Traffic distributed across multiple sites simultaneously
Automatic failover with no human intervention
Cost: 2x+ infrastructure + significant engineering complexity

Most applications live at Tier 1–2. Only systems where any downtime is catastrophic (financial trading, healthcare systems, payment processing) justify Tier 3–4.

The Plan Is Worthless Without Testing

RTO is a commitment, not a hope. The only way to know if you can actually recover in 1 hour is to practice recovering in 1 hour — regularly, under realistic conditions.

Types of recovery tests:

Tabletop exercise:
  Walk through the runbook in a meeting room
  Identify gaps in documentation and ownership
  Time: 2 hours, no infrastructure required
  Frequency: quarterly

Backup restore test:
  Restore last night's backup to a test environment
  Verify data integrity and application health
  Measure actual restore time
  Time: 2-4 hours
  Frequency: monthly

Full DR drill:
  Simulate actual disaster (production DB unavailable)
  Follow runbook under time pressure
  Measure actual RTO achievement
  Time: half day
  Frequency: twice yearly

If you’ve never actually restored from backup, your RPO is theoretical. If you’ve never timed a full recovery, your RTO is a guess.
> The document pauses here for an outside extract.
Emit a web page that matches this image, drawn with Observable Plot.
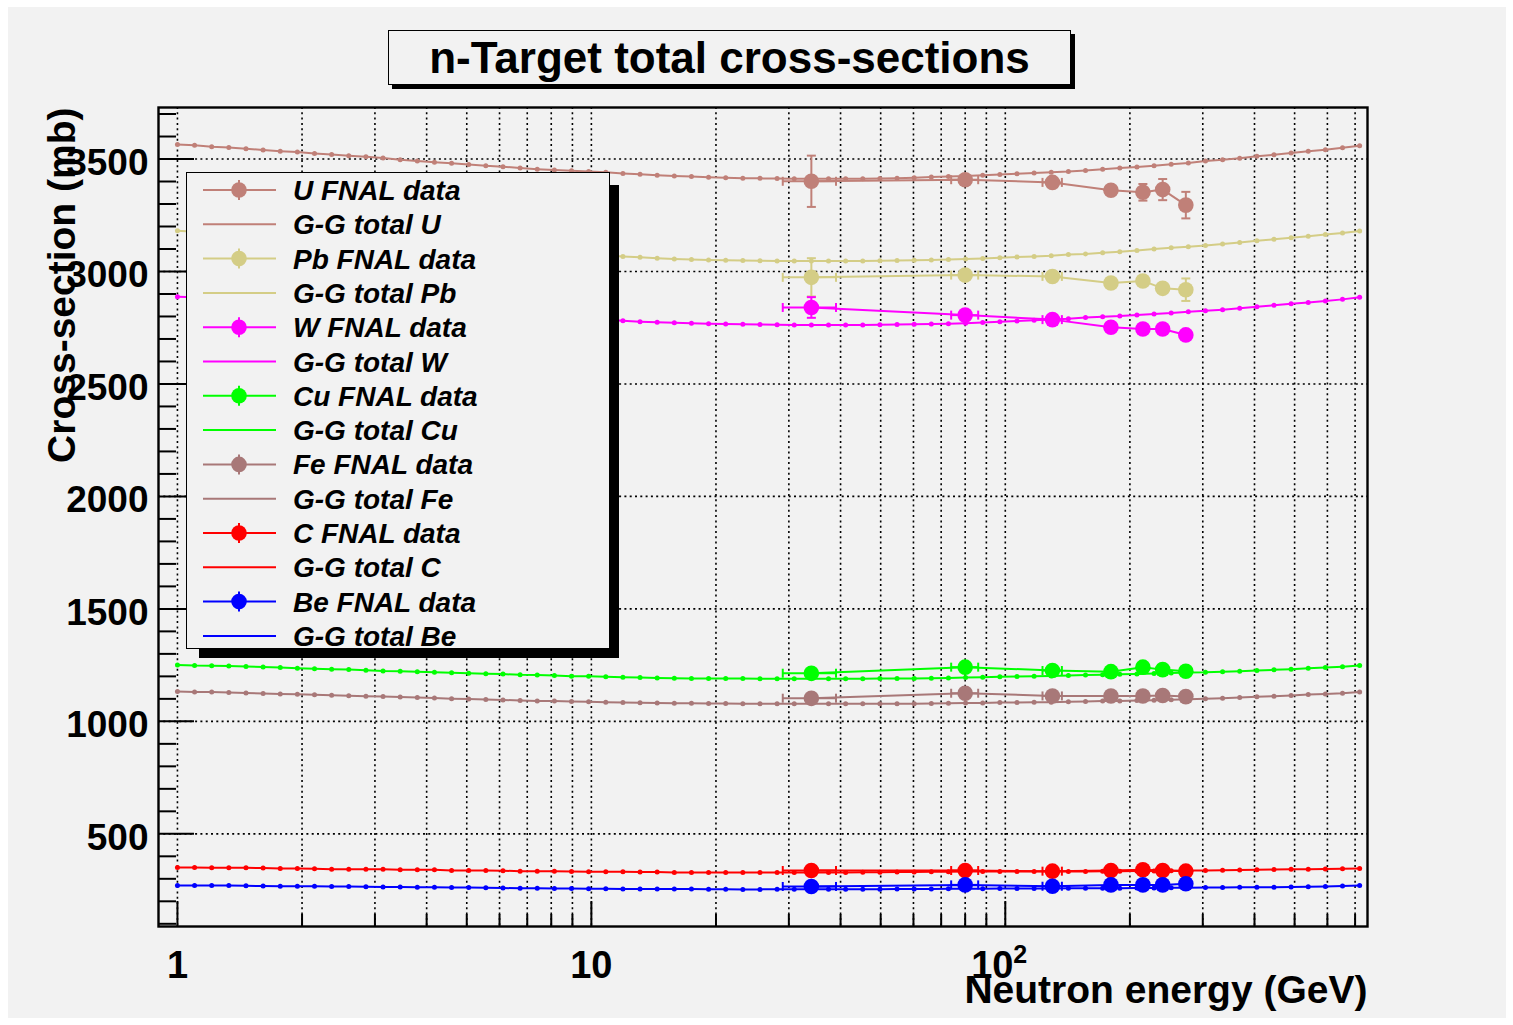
<!DOCTYPE html>
<html>
<head>
<meta charset="utf-8">
<script src="https://cdn.jsdelivr.net/npm/d3@7"></script>
<script src="https://cdn.jsdelivr.net/npm/@observablehq/plot@0.6"></script>
<style>
html, body { margin: 0; padding: 0; background: #ffffff; }
#canvas { position: relative; width: 1513px; height: 1025px; overflow: hidden; font-family: "Liberation Sans", Arial, Helvetica, sans-serif; }
#bg { position: absolute; left: 8px; top: 7px; width: 1498px; height: 1011px; background: #f2f2f2; }
#chart { position: absolute; left: 0; top: 0; }
#title { position: absolute; left: 388px; top: 30px; width: 681px; height: 53px; border: 1px solid #000; background: #f2f2f2;
  box-shadow: 4px 4px 0 0 #000; display: flex; align-items: center; justify-content: center;
  font-weight: bold; font-size: 44px; color: #000; }
#legend { position: absolute; left: 186px; top: 172px; width: 422px; height: 475px; border: 1px solid #000; background: #f2f2f2;
  box-shadow: 11px 11px 0 -2px #000; }
#legend svg { display: block; overflow: visible; }
</style>
</head>
<body>
<div id="canvas">
  <div id="bg"></div>
  <div id="chart"></div>
  <div id="title">n-Target total cross-sections</div>
  <div id="legend"></div>
</div>
<script>
// ---------------- data ----------------
const targets = ["U", "Pb", "W", "Cu", "Fe", "C", "Be"];
const colors  = ["#c08078", "#d4cd86", "#ff00ff", "#00ff00", "#a87878", "#ff0000", "#0000ff"];

// Glauber-Gribov (G-G) total cross-section curves, energies in GeV
const energyGG = [1, 1.1, 1.21, 1.331, 1.4641, 1.6105, 1.7716, 1.9487, 2.1436, 2.3579,
  2.5937, 2.8531, 3.1384, 3.4523, 3.7975, 4.1772, 4.595, 5.0545, 5.5599, 6.1159,
  6.7275, 7.4002, 8.1403, 8.9543, 9.8497, 10.835, 11.918, 13.11, 14.421, 15.863,
  17.449, 19.194, 21.114, 23.225, 25.548, 28.102, 30.913, 34.004, 37.404, 41.145,
  45.259, 49.785, 54.764, 60.24, 66.264, 72.89, 80.18, 88.197, 97.017, 106.72,
  117.39, 129.13, 142.04, 156.25, 171.87, 189.06, 207.97, 228.76, 251.64, 276.8,
  304.48, 334.93, 368.42, 405.27, 445.79, 490.37, 539.41, 593.35, 652.68, 717.95];

const ggU = [3565,3561,3555,3551,3546,3540,3535,3531,3525,3520,
  3515,3510,3504,3497,3491,3486,3481,3476,3470,3466,
  3460,3455,3451,3448,3445,3441,3436,3432,3428,3425,
  3422,3419,3417,3415,3414,3413,3412,3412,3412,3412,
  3412,3413,3415,3417,3420,3422,3424,3428,3431,3434,
  3438,3441,3444,3449,3455,3460,3465,3470,3477,3482,
  3491,3497,3503,3512,3519,3527,3535,3541,3550,3559];
const ggPb = [3181,3177,3172,3169,3164,3159,3154,3151,3146,3141,
  3137,3132,3127,3121,3116,3111,3107,3102,3097,3093,
  3088,3084,3080,3078,3075,3071,3067,3063,3059,3056,
  3053,3051,3050,3049,3048,3047,3047,3047,3047,3047,
  3047,3048,3049,3050,3051,3053,3055,3058,3061,3064,
  3067,3070,3075,3078,3083,3088,3093,3100,3105,3110,
  3115,3122,3129,3137,3143,3150,3157,3164,3171,3180];
const ggW = [2888,2885,2880,2876,2872,2867,2863,2860,2855,2851,
  2847,2842,2837,2832,2827,2823,2818,2814,2809,2806,
  2801,2797,2793,2791,2789,2785,2781,2777,2774,2772,
  2770,2768,2766,2765,2764,2763,2762,2762,2762,2762,
  2762,2763,2764,2765,2767,2768,2770,2773,2777,2780,
  2783,2787,2790,2795,2799,2802,2807,2811,2815,2821,
  2825,2830,2836,2843,2850,2856,2862,2869,2876,2885];
const ggCu = [1251,1248,1247,1246,1244,1242,1239,1236,1234,1232,
  1230,1227,1224,1223,1221,1218,1216,1214,1212,1210,
  1207,1206,1204,1201,1200,1198,1196,1195,1193,1192,
  1191,1191,1190,1190,1189,1189,1189,1189,1189,1189,
  1189,1190,1190,1191,1192,1193,1195,1196,1198,1199,
  1201,1202,1204,1206,1207,1209,1211,1213,1215,1217,
  1218,1221,1223,1226,1229,1232,1236,1239,1243,1248];
const ggFe = [1133,1131,1130,1128,1126,1124,1122,1120,1118,1116,
  1114,1112,1110,1108,1106,1104,1101,1099,1097,1095,
  1093,1091,1090,1088,1087,1085,1084,1083,1082,1081,
  1080,1079,1079,1078,1078,1078,1078,1078,1078,1078,
  1078,1078,1078,1078,1079,1081,1082,1082,1084,1084,
  1085,1085,1087,1088,1090,1091,1093,1094,1096,1098,
  1100,1103,1106,1109,1112,1115,1119,1122,1125,1130];
const ggC = [350,350,349,349,349,348,346,346,345,343,
  343,343,342,340,340,340,337,337,337,336,
  334,334,334,333,331,331,331,330,330,328,
  328,328,328,328,328,328,328,328,328,328,
  329,329,330,330,331,331,332,332,332,332,
  332,333,333,333,334,334,335,335,336,337,
  337,338,339,340,341,342,343,344,345,346];
const ggBe = [270,270,270,270,269,268,267,267,267,266,
  266,265,264,264,263,262,261,261,260,259,
  258,258,257,257,256,256,255,255,255,255,
  255,254,254,253,253,254,254,254,254,254,
  254,254,255,255,255,256,256,256,257,257,
  257,257,258,258,258,258,259,259,260,260,
  261,261,262,262,263,264,265,266,268,270];

// FNAL data
const energyFNAL    = [34, 80, 130, 180, 215, 240, 273];
const energyErrFNAL = [5, 6, 7, 0, 0, 0, 0];
const fnalU  = [3401, 3408, 3396, 3361, 3352, 3364, 3295];
const errU   = [114, 15, 15, 15, 37, 47, 59];
const fnalPb = [2974, 2984, 2978, 2949, 2958, 2925, 2919];
const errPb  = [85, 15, 15, 15, 15, 15, 50];
const fnalW  = [2840, 2806, 2786, 2752, 2744, 2744, 2718];
const errW   = [46, 15, 15, 15, 15, 15, 15];
const fnalCu = [1214, 1241, 1226, 1221, 1241, 1230, 1223];
const errCu  = [10, 10, 10, 10, 10, 10, 10];
const fnalFe = [1103, 1125, 1113, 1113, 1113, 1115, 1110];
const errFe  = [10, 10, 10, 10, 10, 10, 10];
const fnalC  = [337, 337, 334, 337, 340, 337, 334];
const errC   = [5, 5, 5, 5, 5, 5, 5];
const fnalBe = [266, 273, 267, 273, 273, 273, 278];
const errBe  = [5, 5, 5, 5, 5, 5, 5];

// axes
const xMajorTicks = [1, 10, 100];
const xTickBase = ["1", "10", "10"];
const xTickExponent = ["", "", "2"];
const xMinorTicks = [2,3,4,5,6,7,8,9,20,30,40,50,60,70,80,90,200,300,400,500,600,700];
const yMajorTicks = [500, 1000, 1500, 2000, 2500, 3000, 3500];
const yMinorTicks = [100,200,300,400,600,700,800,900,1100,1200,1300,1400,1600,1700,1800,1900,
  2100,2200,2300,2400,2600,2700,2800,2900,3100,3200,3300,3400,3600,3700];
const xTitle = "Neutron energy (GeV)";
const yTitle = "Cross-section (mb)";

// ---------------- tables ----------------
const ggSeries = [ggU, ggPb, ggW, ggCu, ggFe, ggC, ggBe];
const fnalSeries = [fnalU, fnalPb, fnalW, fnalCu, fnalFe, fnalC, fnalBe];
const fnalErrSeries = [errU, errPb, errW, errCu, errFe, errC, errBe];

const ggTable = targets.flatMap((t, k) => energyGG.map((e, i) => ({target: t, E: e, sigma: ggSeries[k][i]})));
const fnalTable = targets.flatMap((t, k) => energyFNAL.map((e, i) => ({
  target: t, E: e, dE: energyErrFNAL[i], sigma: fnalSeries[k][i], dS: fnalErrSeries[k][i]
})));
const withYErr = fnalTable.filter(d => d.dS > 0);
const withXErr = fnalTable.filter(d => d.dE > 0);
const xLabelTable = xMajorTicks.map((v, i) => ({v, base: xTickBase[i], exp: xTickExponent[i]}));
const xLabelsPlain = xLabelTable.filter(d => !d.exp);
const xLabelsPow = xLabelTable.filter(d => d.exp);

const capH = {draw(ctx) { ctx.moveTo(-4.5, 0); ctx.lineTo(4.5, 0); }};
const capV = {draw(ctx) { ctx.moveTo(0, -4.5); ctx.lineTo(0, 4.5); }};

const FONT = '"Liberation Sans", Arial, Helvetica, sans-serif';
const gridStyle = {stroke: "#000", strokeOpacity: 1, strokeWidth: 1.6, strokeDasharray: "2,3.3"};

const plot = Plot.plot({
  width: 1513,
  height: 1025,
  marginLeft: 158,
  marginRight: 146,
  marginTop: 107,
  marginBottom: 99,
  style: {background: "transparent", fontFamily: FONT, overflow: "visible", color: "#000"},
  x: {type: "log", domain: [0.9, 750]},
  y: {domain: [88, 3729]},
  color: {domain: targets, range: colors},
  marks: [
    Plot.gridX([...xMajorTicks, ...xMinorTicks], gridStyle),
    Plot.gridY(yMajorTicks, gridStyle),
    // inside ticks
    Plot.axisY(yMajorTicks, {tickSize: -36, tickFormat: () => "", label: null, strokeWidth: 2}),
    Plot.axisY(yMinorTicks, {tickSize: -18, tickFormat: () => "", label: null, strokeWidth: 2}),
    Plot.axisX(xMajorTicks, {tickSize: -25, tickFormat: () => "", label: null, strokeWidth: 2}),
    Plot.axisX(xMinorTicks, {tickSize: -12, tickFormat: () => "", label: null, strokeWidth: 2}),
    // tick labels
    Plot.axisY(yMajorTicks, {tickSize: 0, tickPadding: 10, dy: 4, fontSize: 37, fontWeight: "bold", label: null, tickFormat: d => String(d)}),
    Plot.text(xLabelsPlain, {x: "v", frameAnchor: "bottom", text: "base", lineAnchor: "top",
      dy: 25, fontSize: 38, fontWeight: "bold", fill: "#000"}),
    Plot.text(xLabelsPow, {x: "v", frameAnchor: "bottom", text: "base", lineAnchor: "top",
      dx: -13, dy: 25, fontSize: 38, fontWeight: "bold", fill: "#000"}),
    Plot.text(xLabelsPow, {x: "v", frameAnchor: "bottom", text: "exp", lineAnchor: "top", textAnchor: "start",
      dx: 8, dy: 19, fontSize: 25, fontWeight: "bold", fill: "#000"}),
    Plot.frame({stroke: "#000", strokeWidth: 2.4}),
    // G-G theory curves
    Plot.line(ggTable, {x: "E", y: "sigma", z: "target", stroke: "target", strokeWidth: 2}),
    Plot.dot(ggTable, {x: "E", y: "sigma", fill: "target", r: 2.5}),
    // FNAL data
    Plot.line(fnalTable, {x: "E", y: "sigma", z: "target", stroke: "target", strokeWidth: 2}),
    Plot.ruleX(withYErr, {x: "E", y1: d => d.sigma - d.dS, y2: d => d.sigma + d.dS, stroke: "target", strokeWidth: 2}),
    Plot.dot(withYErr, {x: "E", y: d => d.sigma - d.dS, symbol: capH, fill: "none", stroke: "target", strokeWidth: 2}),
    Plot.dot(withYErr, {x: "E", y: d => d.sigma + d.dS, symbol: capH, fill: "none", stroke: "target", strokeWidth: 2}),
    Plot.ruleY(withXErr, {y: "sigma", x1: d => d.E - d.dE, x2: d => d.E + d.dE, stroke: "target", strokeWidth: 2}),
    Plot.dot(withXErr, {x: d => d.E - d.dE, y: "sigma", symbol: capV, fill: "none", stroke: "target", strokeWidth: 2}),
    Plot.dot(withXErr, {x: d => d.E + d.dE, y: "sigma", symbol: capV, fill: "none", stroke: "target", strokeWidth: 2}),
    Plot.dot(fnalTable, {x: "E", y: "sigma", fill: "target", r: 7.8}),
    // axis titles
    Plot.text([xTitle], {frameAnchor: "bottom-right", text: d => d, textAnchor: "end", lineAnchor: "middle",
      dy: 64, fontSize: 39, fontWeight: "bold", fill: "#000"}),
    Plot.text([yTitle], {frameAnchor: "top-left", text: d => d, rotate: -90, textAnchor: "end", lineAnchor: "middle",
      dx: -96, fontSize: 39, fontWeight: "bold", fill: "#000"})
  ]
});
document.getElementById("chart").appendChild(plot);

// ---------------- legend ----------------
const legendEntries = targets.flatMap((t, k) => [
  {label: `${t} FNAL data`, color: colors[k], marker: true},
  {label: `G-G total ${t}`, color: colors[k], marker: false}
]);
const leg = d3.select("#legend").append("svg").attr("width", 422).attr("height", 475);
legendEntries.forEach((e, k) => {
  const cy = 17 + k * 34.3;
  const g = leg.append("g").attr("transform", `translate(0,${cy})`);
  g.append("line").attr("x1", 16).attr("x2", 89).attr("y1", 0).attr("y2", 0)
    .attr("stroke", e.color).attr("stroke-width", 2);
  if (e.marker) {
    g.append("line").attr("x1", 52).attr("x2", 52).attr("y1", -10).attr("y2", 10)
      .attr("stroke", e.color).attr("stroke-width", 2);
    g.append("circle").attr("cx", 52).attr("cy", 0).attr("r", 7.8).attr("fill", e.color);
  }
  g.append("text").attr("x", 106).attr("y", 0).attr("dy", "0.36em")
    .attr("font-family", FONT).attr("font-size", 28).attr("font-weight", "bold").attr("font-style", "italic")
    .attr("fill", "#000").text(e.label);
});
</script>
</body>
</html>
Common Failure Modes in DR Plans

Backup exists, restore never tested: Backups are corrupt, incomplete, or require software that’s no longer installed. Discovered during actual disaster.

RTO set by wishful thinking: “We can restore in 1 hour” because that sounds good, not because anyone has measured it. Actual restore time: 6 hours.

RPO mismatch with backup schedule: Claiming 4-hour RPO with daily backups. If disaster strikes at 11pm, you’ve lost 23 hours of data.

Single region, single AZ backups: Backups stored in the same location as the primary. A region failure destroys both.

No runbook, knowledge in one person’s head: The person who knows the restore procedure is on vacation. Or left the company.

Document the actual measured RTO from your last drill. If it was 4 hours and your SLA says 2 hours, you have a gap to close — not a plan to point to.